In your opinion, how has the service of innovation consulting changed and evolved over the last 5 years or so?

Innovation consulting is now permeating the whole organisation, it is no longer confined to a ‘pet project’ from a board member. From creating entirely new businesses, to trying to change internal cultures, successful innovation programmes are incredibly impactful, but therefore are also becoming more complex and challenging to deliver.

To be successful in innovation consulting today, what would you say are the key skills needed? How have these changed. Where do they come from (from a talent point-of-view)?

The ability to uncover new insights and then leverage them to create magnetic experiences are two foundational skills. This requires a huge degree of curiosity, empathy, tenacity, ambition and creativity. The other side of the role, validation, building out the commercial & operational model and the go-to-market strategy require analytical, strategic and executional skills. Very few people span both, so you need a diverse team of creative and inquisitive minds who work well together. And crucially you need to create the right environment (culture, space, tools, support etc) for teams to thrive.

Brexit - to what degree do you feel this will impact the consulting industry in the UK?

I don’t think there’ll be any marked effect on the consulting industry. Brexit (whatever it is/becomes) is just one of the multitude of competitive forces affecting organisations today. Whatever uncertainty it may create is nothing compared to the innovation needed to keep up with rapidly changing consumer habits, burning platforms or competitors (new and old) banging at the door.

Where do you think the world of innovation consulting is going? Who will succeed and who will fail?

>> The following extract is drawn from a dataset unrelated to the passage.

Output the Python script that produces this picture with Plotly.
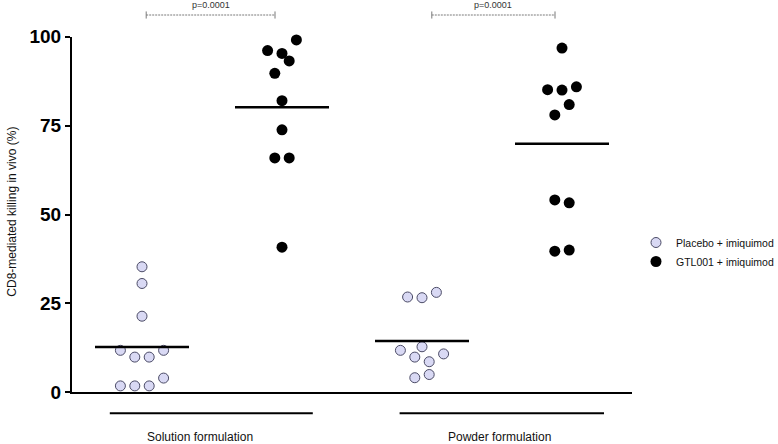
import plotly.graph_objects as go

# ---------------- data ----------------
CATEGORIES = ["Solution formulation", "Powder formulation"]
SERIES = ["Placebo + imiquimod", "GTL001 + imiquimod"]

SOL_PLACEBO = [35.3, 30.6, 21.4, 11.8, 9.9, 9.9, 11.8, 1.8, 1.8, 1.8, 4.0]
SOL_GTL001 = [99.1, 96.1, 95.3, 93.2, 89.7, 82.0, 73.8, 65.9, 65.9, 40.8]
POW_PLACEBO = [26.8, 26.6, 28.1, 12.8, 11.8, 10.8, 9.9, 8.6, 5.0, 4.1]
POW_GTL001 = [96.8, 85.1, 85.0, 85.9, 80.9, 78.0, 54.1, 53.3, 39.7, 40.0]

P_VALUES = ["p=0.0001", "p=0.0001"]
Y_TICKS = [0, 25, 50, 75, 100]

# horizontal scatter slots (beeswarm layout, in half-marker steps)
SOL_PLACEBO_SLOT = [0, 0, 0, -3, -1, 1, 3, -3, -1, 1, 3]
SOL_GTL001_SLOT = [2, -2, 0, 1, -1, 0, 0, -1, 1, 0]
POW_PLACEBO_SLOT = [-2, 0, 2, 0, -3, 3, -1, 1, 1, -1]
POW_GTL001_SLOT = [0, -2, 0, 2, 1, -1, -1, 1, -1, 1]

DATA = {
    (0, 0): (SOL_PLACEBO, SOL_PLACEBO_SLOT),
    (0, 1): (SOL_GTL001, SOL_GTL001_SLOT),
    (1, 0): (POW_PLACEBO, POW_PLACEBO_SLOT),
    (1, 1): (POW_GTL001, POW_GTL001_SLOT),
}

# ---------------- layout geometry ----------------
W, H = 778, 444
ML, MR, MT, MB = 72, 146, 2, 2
PLOT_H = H - MT - MB
PLOT_W = W - ML - MR
Y0_PX, Y100_PX = 392.3, 36.7          # pixel rows of y=0 and y=100
PPU = (Y0_PX - Y100_PX) / 100.0       # pixels per y unit
DOM0 = (H - MB - Y0_PX) / PLOT_H
DOM1 = (H - MB - Y100_PX) / PLOT_H
Y2_LO = -(H - MB - Y0_PX) / PPU
Y2_HI = (Y0_PX - MT) / PPU
X_RANGE = [0.5, 4.5]
XPPU = PLOT_W / (X_RANGE[1] - X_RANGE[0])
SLOT = 7.2 / XPPU
MEAN_HALF = 47 / XPPU


def pos(g, s):
    return 1 + 2 * g + s


fig = go.Figure()

MARKERS = [
    dict(size=10, color="#d9d9f4", line=dict(color="#4b4b66", width=1)),
    dict(size=11, color="#000000", line=dict(color="#000000", width=0)),
]

# points
for s, name in enumerate(SERIES):
    xs, ys = [], []
    for g in range(len(CATEGORIES)):
        vals, slots = DATA[(g, s)]
        for v, k in zip(vals, slots):
            xs.append(pos(g, s) + k * SLOT)
            ys.append(v)
    fig.add_trace(go.Scatter(
        x=xs, y=ys, mode="markers", name=name, marker=MARKERS[s],
        xaxis="x2", yaxis="y2", cliponaxis=False,
    ))

# mean lines
mx, my = [], []
for (g, s), (vals, _) in DATA.items():
    m = sum(vals) / len(vals)
    c = pos(g, s)
    mx += [c - MEAN_HALF, c + MEAN_HALF, None]
    my += [m, m, None]
fig.add_trace(go.Scatter(x=mx, y=my, mode="lines", line=dict(color="black", width=2.5),
                         showlegend=False, hoverinfo="skip", xaxis="x2", yaxis="y2"))

# group underline bars
GROUP_LINE_Y = -5.9
gx, gy = [], []
for g in range(len(CATEGORIES)):
    left = pos(g, 0) - 0.23 if g == 0 else pos(g, 0) - 0.16
    right = pos(g, 1) + 0.22 if g == 0 else pos(g, 1) + 0.30
    gx += [left, right, None]
    gy += [GROUP_LINE_Y, GROUP_LINE_Y, None]
fig.add_trace(go.Scatter(x=gx, y=gy, mode="lines", line=dict(color="black", width=2),
                         showlegend=False, hoverinfo="skip", xaxis="x2", yaxis="y2"))

# significance brackets
BR_Y = 106.1
CAP = 1.0
bx, by, cx, cy = [], [], [], []
for g in range(len(CATEGORIES)):
    a = pos(g, 0) + (0.03 if g == 0 else 0.07)
    b = pos(g, 1) - 0.05
    bx += [a, b, None]
    by += [BR_Y, BR_Y, None]
    cx += [a, a, None, b, b, None]
    cy += [BR_Y - CAP, BR_Y + CAP, None, BR_Y - CAP, BR_Y + CAP, None]
    fig.add_annotation(x=(a + b) / 2, y=108.8, xref="x2", yref="y2", text=P_VALUES[g],
                       showarrow=False, font=dict(family="Arial", size=9, color="#333333"),
                       xanchor="center", yanchor="middle")
fig.add_trace(go.Scatter(x=bx, y=by, mode="lines",
                         line=dict(color="#7a7a7a", width=1, dash="2px,1px"),
                         showlegend=False, hoverinfo="skip", xaxis="x2", yaxis="y2"))
fig.add_trace(go.Scatter(x=cx, y=cy, mode="lines", line=dict(color="#7a7a7a", width=1),
                         showlegend=False, hoverinfo="skip", xaxis="x2", yaxis="y2"))

# category labels
LABEL_X = [1.414, 3.557]
for g, cat in enumerate(CATEGORIES):
    fig.add_annotation(x=LABEL_X[g], y=-12.6, xref="x2", yref="y2", text=cat,
                       showarrow=False, font=dict(family="Arial", size=12, color="#111111"),
                       xanchor="center", yanchor="middle")

# y axis title
fig.add_annotation(x=-60 / PLOT_W, y=50.8, xref="paper", yref="y",
                   text="CD8-mediated killing in vivo (%)", textangle=-90, showarrow=False,
                   font=dict(family="Arial", size=12, color="#111111"),
                   xanchor="center", yanchor="middle")

fig.update_layout(
    template="none",
    width=W, height=H,
    margin=dict(l=ML, r=MR, t=MT, b=MB, pad=0, autoexpand=False),
    paper_bgcolor="white", plot_bgcolor="rgba(0,0,0,0)",
    showlegend=True,
    legend=dict(x=(636 - ML) / PLOT_W, xanchor="left", y=(H - MB - 228) / PLOT_H, yanchor="top",
                font=dict(family="Arial", size=10.5, color="#111111"),
                bgcolor="rgba(0,0,0,0)", tracegroupgap=0, itemwidth=30),
    xaxis=dict(range=X_RANGE, domain=[0, 1], showline=True, linewidth=2, linecolor="black",
               showticklabels=False, ticks="", showgrid=False, zeroline=False, fixedrange=True,
               automargin=False),
    yaxis=dict(range=[0, 100], domain=[DOM0, DOM1], showline=True, linewidth=2,
               linecolor="black", ticks="outside", ticklen=5, tickwidth=2, tickcolor="black",
               tickvals=Y_TICKS, ticktext=[str(t) for t in Y_TICKS],
               tickfont=dict(family="Arial", size=19, color="black", weight="bold"),
               showgrid=False, zeroline=False, fixedrange=True, automargin=False),
    xaxis2=dict(range=X_RANGE, domain=[0, 1], anchor="y2", visible=False, fixedrange=True),
    yaxis2=dict(range=[Y2_LO, Y2_HI], domain=[0, 1], anchor="x2", visible=False, fixedrange=True),
)

fig.write_html(
    "out.html",
    config={"displayModeBar": False},
    post_script="document.body.style.margin='0';document.body.style.overflow='hidden';",
)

There is a huge opportunity across the customer experience, marketing and brand-building side of organisations which ‘traditional’ advertising agencies have tended to occupy. Fantastic innovation consultants design better experiences, and brands across all sectors are urgently looking for ways to delight their consumers. To succeed in this space consulting organisations will need to be able to navigate and influence the CMO’s organisation.